Are You For Real, Justice Kagan?

As predicted, the commentary on the Knick case is flowing like a flood-stage river. For example, Robert Thomas’ commentary in his blog www.inversecondemnation.com alone is filling pages with analysis and commentary. Good stuff that. Check it out. We stand in awe of his prodigious exertions, but we wonder if Mr. Roberts is able to do what he has done, and still have time to accomplish other things we all must do in life to survive. More power to him.

But so far, we haven’t seen much said in defense of Justice Kagan’s over-the-top dissent. Why over the top? Apart from its “chicken little” the-sky-is-falling tone (or, the-sky-has-fallen, if you prefer) we are amazed that so little is being said about the content of her dissent. She has risen up like an angry giant in defense of — are you ready? — stare decisis. And what might be wrong with that? Nothing, actually, so long as one stays within the bounds of reason. But stare decisis must make sense. Your faithful servant is an old geezer, which is to say of the generation during which the sainted Earl Warren presided over the Supreme Court where he and his merry men wielded the powers of precedent-breaking and precedent-making with a mighty hand. Justice Kagan seems to have forgotten that during the Warren era precedents were being broken like so much kindling. We need only mention familiar landmark rulings like Brown, Miranda, Roe and all those others which were then Johnny-come-lately precedent breakers.

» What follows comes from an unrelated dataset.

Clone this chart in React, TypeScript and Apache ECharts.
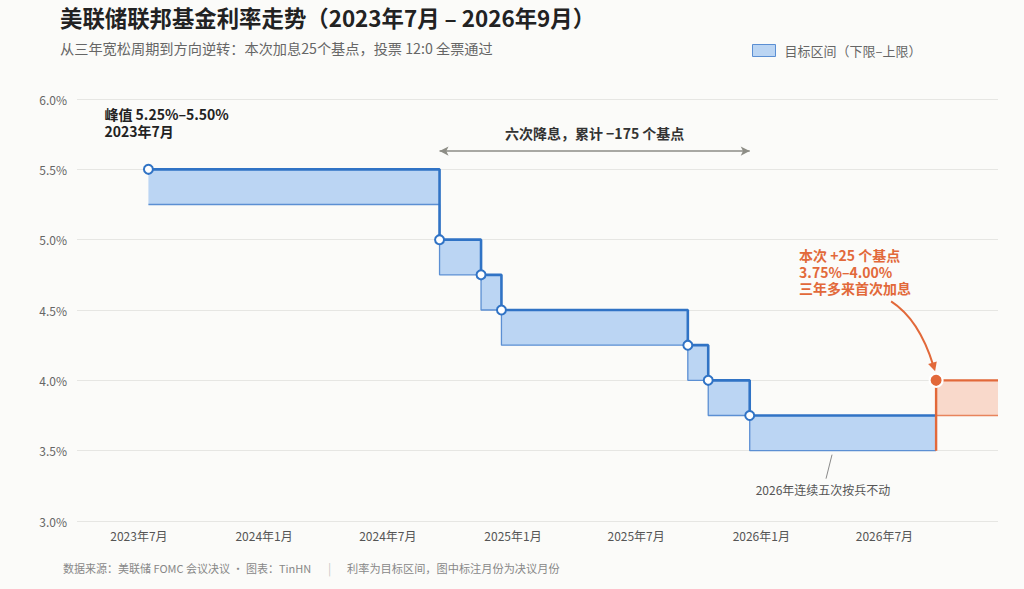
import { useEffect, useRef } from "react";
import * as echarts from "echarts";

// FOMC decisions (marked mid-month of the decision month), target range in %
const decisionDates = [
  "2023-07-15",
  "2024-09-15",
  "2024-11-15",
  "2024-12-15",
  "2025-09-15",
  "2025-10-15",
  "2025-12-15",
  "2026-09-15",
];
const lowerBound = [5.25, 4.75, 4.5, 4.25, 4.0, 3.75, 3.5, 3.75];
const upperBound = [5.5, 5.0, 4.75, 4.5, 4.25, 4.0, 3.75, 4.0];

// x axis range and label months
const axisStart = "2023-04-01";
const axisEnd = "2026-12-15";
const xTickMonths = [
  "2023-07-01",
  "2024-01-01",
  "2024-07-01",
  "2025-01-01",
  "2025-07-01",
  "2026-01-01",
  "2026-07-01",
];

const LEGEND_NAME = "目标区间（下限–上限）";
const PEAK_NOTE = ["峰值 5.25%–5.50%", "2023年7月"];
const HIKE_NOTE = ["本次 +25 个基点", "3.75%–4.00%", "三年多来首次加息"];

const BLUE = "#3073c5";
const BLUE_EDGE = "#5b8fd3";
const BLUE_FILL = "#bbd5f3";
const ORANGE = "#e2693a";
const ORANGE_EDGE = "#e8845c";
const ORANGE_FILL = "#f9d9cb";
const BG = "#fbfbf9";
const FONT = '"Noto Sans CJK SC", "Noto Sans", sans-serif';

const ts = (d: string) => new Date(`${d}T00:00:00`).getTime();

const App = () => {
  const chartRef = useRef<HTMLDivElement>(null);

  useEffect(() => {
    if (!chartRef.current) return;
    const chart = echarts.init(chartRef.current, null, { renderer: "svg" });

    const hike = decisionDates.length - 1;
    const hikeDate = decisionDates[hike];

    // one rectangle per period: [start, end, low, high, isHike]
    const segments = decisionDates.map((d, i) => [
      ts(d),
      ts(decisionDates[i + 1] ?? axisEnd),
      lowerBound[i],
      upperBound[i],
      i === hike ? 1 : 0,
    ]);

    const cutUpper = decisionDates
      .slice(0, hike)
      .map((d, i) => [ts(d), upperBound[i]])
      .concat([[ts(hikeDate), upperBound[hike - 1]]]);
    const cutLower = decisionDates
      .slice(0, hike)
      .map((d, i) => [ts(d), lowerBound[i]])
      .concat([[ts(hikeDate), lowerBound[hike - 1]]]);
    const markers = decisionDates.slice(0, hike).map((d, i) => [ts(d), upperBound[i]]);
    const hikeUpper = [
      [ts(hikeDate), lowerBound[hike - 1]],
      [ts(hikeDate), upperBound[hike]],
      [ts(axisEnd), upperBound[hike]],
    ];
    const hikeLower = [
      [ts(hikeDate), lowerBound[hike]],
      [ts(axisEnd), lowerBound[hike]],
    ];

    chart.setOption({
      animation: false,
      backgroundColor: BG,
      textStyle: { fontFamily: FONT },
      title: {
        text: "美联储联邦基金利率走势（2023年7月 – 2026年9月）",
        subtext: "从三年宽松周期到方向逆转：本次加息25个基点，投票 12:0 全票通过",
        left: 60,
        top: 6,
        padding: 0,
        itemGap: 13,
        textStyle: { fontSize: 22.4, fontWeight: "bold", color: "#222" },
        subtextStyle: { fontSize: 14.2, color: "#666" },
      },
      legend: {
        data: [LEGEND_NAME],
        left: 752,
        top: 44,
        padding: 0,
        icon: "rect",
        itemWidth: 23,
        itemHeight: 12,
        itemStyle: { color: BLUE_FILL, borderColor: BLUE_EDGE, borderWidth: 1 },
        textStyle: { fontSize: 13, color: "#666", padding: [0, 0, 0, 4] },
        selectedMode: false,
      },
      grid: { left: 77, right: 26, top: 99, bottom: 68 },
      xAxis: {
        type: "value",
        min: ts(axisStart),
        max: ts(axisEnd),
        axisLine: { show: false },
        axisTick: { show: false },
        splitLine: { show: false },
        axisLabel: {
          customValues: xTickMonths.map(ts),
          formatter: (v: number) => {
            const d = new Date(v);
            return `${d.getFullYear()}年${d.getMonth() + 1}月`;
          },
          color: "#555",
          fontSize: 12,
          margin: 8,
        },
      },
      yAxis: {
        type: "value",
        min: 3,
        max: 6,
        interval: 0.5,
        axisLine: { show: false },
        axisTick: { show: false },
        splitLine: { lineStyle: { color: "#e6e6e3", width: 1 } },
        axisLabel: {
          formatter: (v: number) => `${v.toFixed(1)}%`,
          color: "#666",
          fontSize: 12,
          margin: 10,
        },
      },
      series: [
        {
          name: LEGEND_NAME,
          type: "custom",
          z: 1,
          silent: true,
          itemStyle: { color: BLUE_FILL, borderColor: BLUE_EDGE },
          encode: { x: [0, 1], y: [2, 3] },
          data: segments,
          renderItem: (_params: any, api: any) => {
            const p0 = api.coord([api.value(0), api.value(3)]);
            const p1 = api.coord([api.value(1), api.value(2)]);
            return {
              type: "rect",
              shape: { x: p0[0], y: p0[1], width: p1[0] - p0[0], height: p1[1] - p0[1] },
              style: { fill: api.value(4) ? ORANGE_FILL : BLUE_FILL },
            };
          },
        },
        {
          type: "line",
          step: "end",
          z: 2,
          silent: true,
          showSymbol: false,
          data: cutLower,
          lineStyle: { color: BLUE_EDGE, width: 1.3 },
        },
        {
          type: "line",
          step: "end",
          z: 3,
          silent: true,
          showSymbol: false,
          data: cutUpper,
          lineStyle: { color: BLUE, width: 2.6 },
          markLine: {
            silent: true,
            symbol: ["arrow", "arrow"],
            symbolSize: [7, 9],
            lineStyle: { color: "#8d8d86", width: 1.5, type: "solid" },
            label: {
              show: true,
              position: "middle",
              formatter: "六次降息，累计 −175 个基点",
              color: "#333",
              fontSize: 14,
              fontWeight: "bold",
              distance: 11,
            },
            emphasis: { disabled: true },
            data: [
              [
                { coord: [ts(decisionDates[1]), 5.63] },
                { coord: [ts(decisionDates[hike - 1]), 5.63] },
              ],
            ],
          },
        },
        {
          type: "line",
          z: 2,
          silent: true,
          showSymbol: false,
          data: hikeLower,
          lineStyle: { color: ORANGE_EDGE, width: 1.3 },
        },
        {
          type: "line",
          z: 3,
          silent: true,
          showSymbol: false,
          data: hikeUpper,
          lineStyle: { color: ORANGE, width: 2.4 },
        },
        {
          type: "scatter",
          z: 5,
          silent: true,
          symbol: "circle",
          symbolSize: 9,
          data: markers,
          itemStyle: { color: "#fff", borderColor: BLUE, borderWidth: 2, opacity: 1 },
        },
        {
          type: "scatter",
          z: 6,
          silent: true,
          symbol: "circle",
          symbolSize: 13,
          data: [[ts(hikeDate), upperBound[hike]]],
          itemStyle: { color: ORANGE, borderColor: "#fff", borderWidth: 2, opacity: 1 },
        },
      ],
    });

    // annotations anchored to data positions
    const at = (t: number, v: number) =>
      chart.convertToPixel({ gridIndex: 0 }, [t, v]) as number[];
    const peak = at(ts(decisionDates[0]), upperBound[0]);
    const hp = at(ts(hikeDate), upperBound[hike]);
    const hold = at(ts("2026-04-15"), lowerBound[hike - 1]);

    const noteLines = (lines: string[], x: number, y: number, step: number, fill: string) =>
      lines.map((text, i) => ({
        type: "text",
        x,
        y: y + i * step,
        silent: true,
        style: { text, fill, font: `bold 14px ${FONT}`, verticalAlign: "middle" },
      }));

    // curved arrow to the hike point
    const start = [hp[0] - 45, hp[1] - 79];
    const ctrl = [hp[0] - 17, hp[1] - 61];
    const tip = [hp[0] - 1, hp[1] - 9];
    const dx = tip[0] - ctrl[0];
    const dy = tip[1] - ctrl[1];
    const len = Math.hypot(dx, dy);
    const ux = dx / len;
    const uy = dy / len;
    const bx = tip[0] - ux * 9;
    const by = tip[1] - uy * 9;
    const head = [
      [tip[0], tip[1]],
      [bx + uy * 4.5, by - ux * 4.5],
      [bx - uy * 4.5, by + ux * 4.5],
    ];

    chart.setOption({
      graphic: [
        ...noteLines(PEAK_NOTE, peak[0] - 44, peak[1] - 55, 16.5, "#222"),
        ...noteLines(HIKE_NOTE, hp[0] - 137, hp[1] - 125, 16.5, ORANGE),
        {
          type: "bezierCurve",
          silent: true,
          shape: {
            x1: start[0],
            y1: start[1],
            cpx1: ctrl[0],
            cpy1: ctrl[1],
            x2: tip[0] - ux * 6,
            y2: tip[1] - uy * 6,
          },
          style: { stroke: ORANGE, lineWidth: 2, fill: "none" },
        },
        {
          type: "polygon",
          silent: true,
          shape: { points: head },
          style: { fill: ORANGE },
        },
        {
          type: "line",
          silent: true,
          shape: { x1: hold[0], y1: hold[1] + 4, x2: hold[0] - 6, y2: hold[1] + 28 },
          style: { stroke: "#8a8a8a", lineWidth: 1 },
        },
        {
          type: "text",
          x: hold[0] - 9,
          y: hold[1] + 39,
          silent: true,
          style: {
            text: "2026年连续五次按兵不动",
            fill: "#555",
            font: `12px ${FONT}`,
            align: "center",
            verticalAlign: "middle",
          },
        },
        {
          type: "text",
          left: 63,
          top: 562,
          silent: true,
          style: {
            text: "数据来源：美联储 FOMC 会议决议 · 图表：TinHN",
            fill: "#888",
            font: `11px ${FONT}`,
          },
        },
        {
          type: "text",
          left: 328,
          top: 561,
          silent: true,
          style: { text: "|", fill: "#c8c8c8", font: `12px ${FONT}` },
        },
        {
          type: "text",
          left: 347,
          top: 562,
          silent: true,
          style: {
            text: "利率为目标区间，图中标注月份为决议月份",
            fill: "#888",
            font: `11.2px ${FONT}`,
          },
        },
      ],
    });

    return () => {
      chart.dispose();
    };
  }, []);

  return (
    <div
      ref={chartRef}
      style={{
        position: "fixed",
        left: 0,
        top: 0,
        width: 1024,
        height: 589,
        background: BG,
      }}
    />
  );
};

export default App;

So if we reflect a bit on that past and look at the Kagan dissent in Knick, we come up with the proposition that if you’re up there and you decide to chop up some old precedents like so much kindling, you’re a hero, provided your deeds of precedential derring-do are on the liberal side of the legal ledger. But if, as in Knick, your intellectual/doctrinal precedent-chopping favors the conservatives, then you’re an icky-poo bad guy. Instead, says Justice Kagan,  you should go supplicate the legislature to change the law — even if that law is judge-made, works a bizarre constitutional injustice and violates the explicit constitutional rights of folks you disfavor. But no overruling Holy stare decisis and declaring the constitutionally offending legislation (or precedent) unconstitutional in order to bring some rationality into the lives of constitutionally aggrieved Americans. Sorry, your Honor, that isn’t our idea of good law or justice, or for that matter, what we were taught in law school.

What’s good for the goose should be likewise good for the gander, goes the old proverb, and Justice Kagan should reflect on its message.

Bottom line: the Williamson County rule denying American property owners access to federal courts (or at times any courts) to protect their federal constitutional property rights was raw injustice that stunk to high heaven. Good riddance to it. By defending it, Justice Kagan has not covered herself with glory. Quite the contrary.

FOLLOW UP. As we write this follow-up it is the beginning of Novemeber, and a few defenses of Justice Kagan’s over-the-top dissent have begun to appear. Mostly, they try to rise in defense of her worshipful treatment of precedent, not of any substantive defense of the fairness of the result of the case she would like to see. Small wonder. The pre-Knick result of the Williamson County/San Remo Hotel rule was absurd on its face, and it was a blot on the Supreme Court’s stature while it lasted.

In case our meaning is not at your fingertips, let us remind you what that result was. Under it the constitutionally aggrieved property owner, unlike any other Section 1983 plaintiff,  had to sue “first” — so the court said — in state court, and only after losing there would the plaintiff’s case be ripe for litigation in federal court. But if the owner followed that requirement, the state court decision would be deemed preclusive and — “ripe” or not — the  owner’s case invoking the protection of the US Constitution could never be invoked in any court. This is what Justice Kagan wants to inflict on the country? This is what her supporters still want? Stuff and nonsense!